Teaching at Greenmount Senior Center

ESOL Class at Greenmount Senior Center

Near the corner of North and Greenmount Avenues, across the street from the historic Greenmount Cemetery, you will find the Greenmount Senior Center (GSC), a recreation center dedicated to Korean residents of the Baltimore area. Though it’s not in Baltimore’s best neighborhood, the center itself is clean, modern, and well-lit.

If you walk into one of the classrooms at the GSC at about 11:00 a.m. Tuesday through Thursday, you will see a group of 8 or 9 Korean seniors hard at work, determined to learn English. This is my class. They may be working quietly in pairs, they may be amusing their classmates with anecdotes about their life in the USA, or they may be sitting quietly in the back of the room, just trying to absorb it all. There are quite a few there who are already US citizens, others are working hard at earning their citizenship. Some have adopted American names; others, I address by their Korean ones. Though their skill levels are mixed, they all share a dedication to improving their English and therefore improving their lives in the USA. Most of them rarely miss a class as they tackle the daunting task of mastering a new language later in life.

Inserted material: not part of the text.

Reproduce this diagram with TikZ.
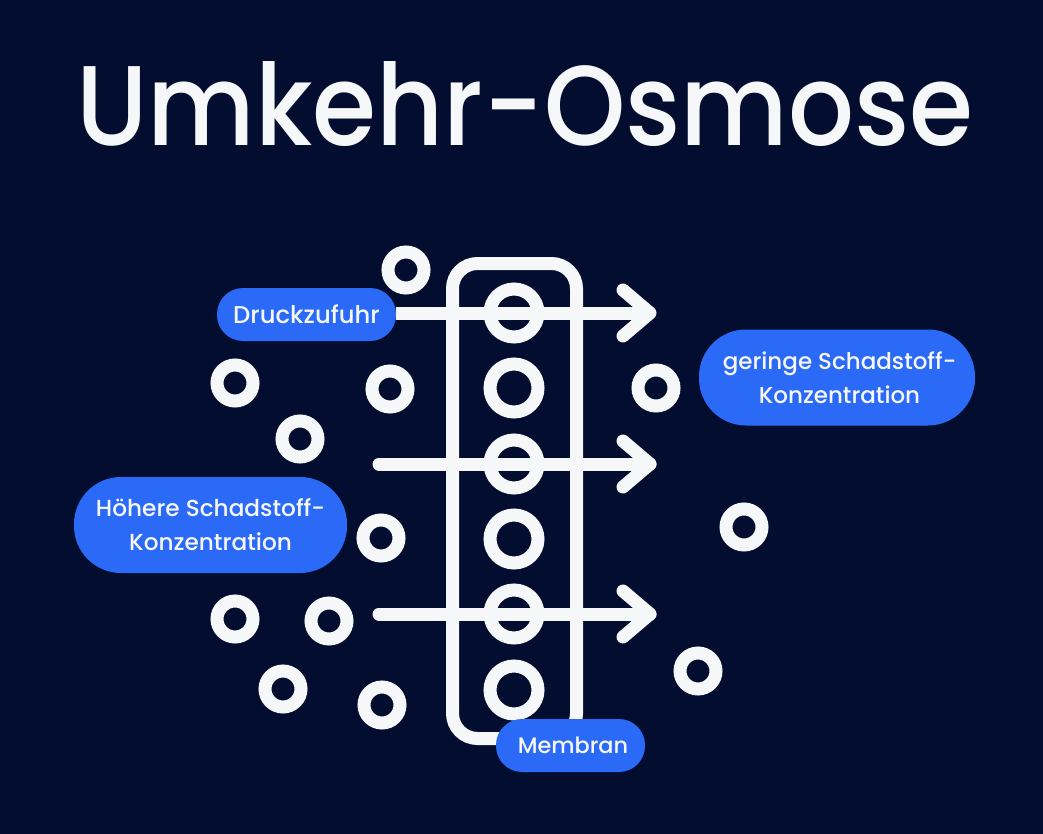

The Greater Homewood Adult Literacy & ESOL Program teaches at many locations outside the four classrooms at our Homewood office in the basement of the University Baptist Church. The Greenmount Senior center is just one of them. We have sponsored classes at GSC for about two years, and I have been teaching there for one. The senior population at GSC is quite a contrast to the diverse and generally much younger population we teach here at our Homewood site, and it took me a while to adapt to working with them. Now I can say I learn at least as much from them as they do from me, if not more.